The following reflect the biggest changes in the regulations on dismissal law since 1945. During this year we expect to inform you about our first practice experience during a seminar. For now, we would like to highlight the key changes

DISMISSAL
The purpose of new dismissal law according to the government: it should be more fair and cheaper. There will be only one fixed route for grounds for dismissal: for grounds of long term disability and or economic reasons, the Dutch Employee Insurance Implementing Agency (UWV) needs to be addressed. All other grounds are at the jurisdiction of the Cantonial Court. The employer can therefore no longer choose between the two of them for any given case. Besides, the grounds for dismissal will be judged more strictly. No forum shopping of different grounds for dismissal is allowed. The employer simply should choose one of the grounds that the new legislation offers. Procedural measures are incorporated as well. Under the new law it will be possible to appeal all the way to the Supreme Court.

NO SERVERANCE PAYMENT BUT A SO CALLED TRANSITION COMPENSATION
All employees who are employed longer than two years with the employer are entitled to a Transition compensation. The former Cantonial Court formula will no longer apply. The Transition compensation is equal to one third of a month salary, for every full year of service. Half a month salary per full year of service applies to someone who has been employed for over 10 years. The compensation is maximized at EUR 75.000,-- or a full year salary for employees who earn more than that. For “small scaled” employers a (temporary) limitation applies to the above. They only have to pay a Transition compensation in case the initiative of termination is taken by the employer. 

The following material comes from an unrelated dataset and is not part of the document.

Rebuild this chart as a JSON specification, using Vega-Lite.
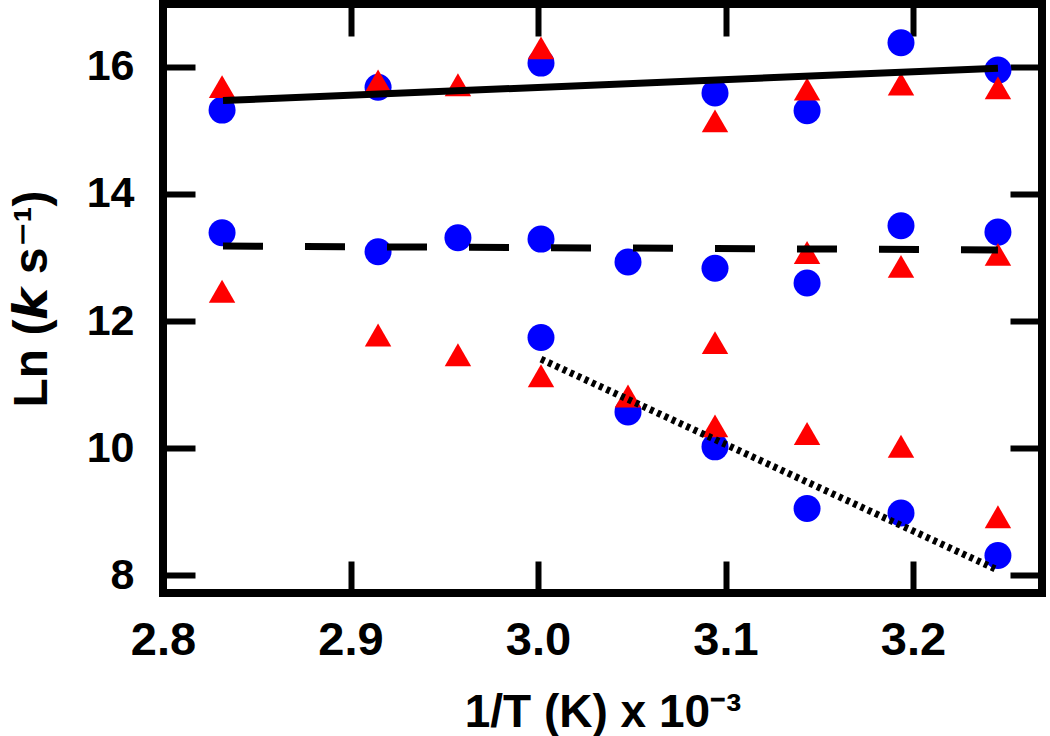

CHAIN OF EMPLOYMENT AGREEMENTS FOR A DEFINITE PERIOD OF TIME
Until June 30, 2015 it is possible to enter into 3 employment agreements for a definite period of time, within a period of 3 years. The last agreement then ends by operation of law. As of July 1, 2015 this is different. As from then it is only possible to enter into 3 fixed term contracts within a period of 2 years. This chain may be interrupted by a period of no longer than 6 months of unemployment before the chain starts again (currently this is 3 months). 

UNEMPLOYMENT
After 6 months of unemployment all jobs are considered fitting jobs and therefore in principle have to be excepted by the employee. This measure should provide an incentive for people to find another job as soon as possible and no longer use unemployment benefits. Besides, employees can keep 30% of every Euro they earn on top of their unemployment benefits, as far as the wages they earn are lower than the salary they earned before they became unemployed. 

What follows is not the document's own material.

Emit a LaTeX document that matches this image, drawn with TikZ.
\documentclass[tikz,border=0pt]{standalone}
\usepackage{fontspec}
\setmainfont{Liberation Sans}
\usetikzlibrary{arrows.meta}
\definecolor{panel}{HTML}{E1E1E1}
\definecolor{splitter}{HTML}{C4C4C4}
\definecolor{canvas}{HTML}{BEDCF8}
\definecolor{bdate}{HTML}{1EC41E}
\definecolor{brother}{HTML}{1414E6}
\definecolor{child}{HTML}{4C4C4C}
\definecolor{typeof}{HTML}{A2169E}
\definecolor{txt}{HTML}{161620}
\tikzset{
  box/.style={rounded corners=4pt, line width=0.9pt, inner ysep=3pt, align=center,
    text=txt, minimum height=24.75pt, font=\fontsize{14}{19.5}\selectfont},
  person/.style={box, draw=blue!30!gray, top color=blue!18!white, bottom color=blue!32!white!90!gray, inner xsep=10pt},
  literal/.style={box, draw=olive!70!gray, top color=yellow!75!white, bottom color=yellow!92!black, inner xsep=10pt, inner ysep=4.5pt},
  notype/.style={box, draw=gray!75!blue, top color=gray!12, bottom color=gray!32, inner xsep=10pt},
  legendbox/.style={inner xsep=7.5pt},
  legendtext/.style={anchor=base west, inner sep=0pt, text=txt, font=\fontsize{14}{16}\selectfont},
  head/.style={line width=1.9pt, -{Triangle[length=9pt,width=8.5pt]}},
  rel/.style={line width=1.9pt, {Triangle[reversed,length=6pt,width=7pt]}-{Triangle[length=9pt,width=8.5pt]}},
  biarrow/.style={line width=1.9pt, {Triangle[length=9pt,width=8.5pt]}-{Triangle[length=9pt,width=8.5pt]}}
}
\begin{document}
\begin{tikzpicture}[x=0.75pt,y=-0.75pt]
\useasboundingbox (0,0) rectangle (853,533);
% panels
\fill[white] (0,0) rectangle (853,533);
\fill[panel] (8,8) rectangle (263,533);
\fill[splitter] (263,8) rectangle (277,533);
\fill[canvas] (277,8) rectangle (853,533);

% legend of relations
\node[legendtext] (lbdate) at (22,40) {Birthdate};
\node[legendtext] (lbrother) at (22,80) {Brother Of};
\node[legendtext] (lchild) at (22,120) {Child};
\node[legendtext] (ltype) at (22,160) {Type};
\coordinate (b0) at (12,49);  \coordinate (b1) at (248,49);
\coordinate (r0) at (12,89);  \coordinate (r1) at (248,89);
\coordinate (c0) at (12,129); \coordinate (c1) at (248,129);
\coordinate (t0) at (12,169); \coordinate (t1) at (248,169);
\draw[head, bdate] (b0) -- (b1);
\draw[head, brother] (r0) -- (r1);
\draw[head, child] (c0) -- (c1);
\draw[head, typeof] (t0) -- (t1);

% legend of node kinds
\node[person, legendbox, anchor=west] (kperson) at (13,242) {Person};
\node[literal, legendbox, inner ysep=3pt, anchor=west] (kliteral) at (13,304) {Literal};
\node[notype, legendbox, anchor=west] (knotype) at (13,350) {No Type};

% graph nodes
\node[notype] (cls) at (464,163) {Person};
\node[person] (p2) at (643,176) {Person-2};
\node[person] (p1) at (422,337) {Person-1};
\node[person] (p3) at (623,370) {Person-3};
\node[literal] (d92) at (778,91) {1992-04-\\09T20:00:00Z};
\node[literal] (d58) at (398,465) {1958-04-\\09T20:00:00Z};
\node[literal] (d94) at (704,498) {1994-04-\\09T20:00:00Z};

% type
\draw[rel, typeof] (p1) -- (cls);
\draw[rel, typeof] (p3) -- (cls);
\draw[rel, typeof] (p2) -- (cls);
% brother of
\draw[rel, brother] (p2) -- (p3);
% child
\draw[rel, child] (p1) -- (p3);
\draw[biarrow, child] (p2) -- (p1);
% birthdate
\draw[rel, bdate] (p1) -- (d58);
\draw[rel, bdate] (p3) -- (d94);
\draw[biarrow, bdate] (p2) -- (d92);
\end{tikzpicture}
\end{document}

FIRST EXPERIENCES OF MANDATORY NOTIFICATION
As you undoubtedly already know since January 1, 2015 for fixed-term employment agreements, a so called mandatory “notification duty” for the employer applies: the employer must inform the employee at least 1 month before the expiry date of the written contract, if the employment agreement will be continued and if so, under what conditions. Meanwhile, there have been some Cantonial judges who “fined” employers for 1 gross month salary because they forgot to fulfill their notification duty, or did not realize they had one. It seems that it is allowed to fulfill the notification duty when entering into the employment agreement. It thus becomes a part of the employment agreement itself and it is allowed to state that the employment agreement will not be continued when the fixed term contract expires. This does not come across as friendly to the employee, but it eliminates the risk of the event that the employer forgets to notify the employee in due time.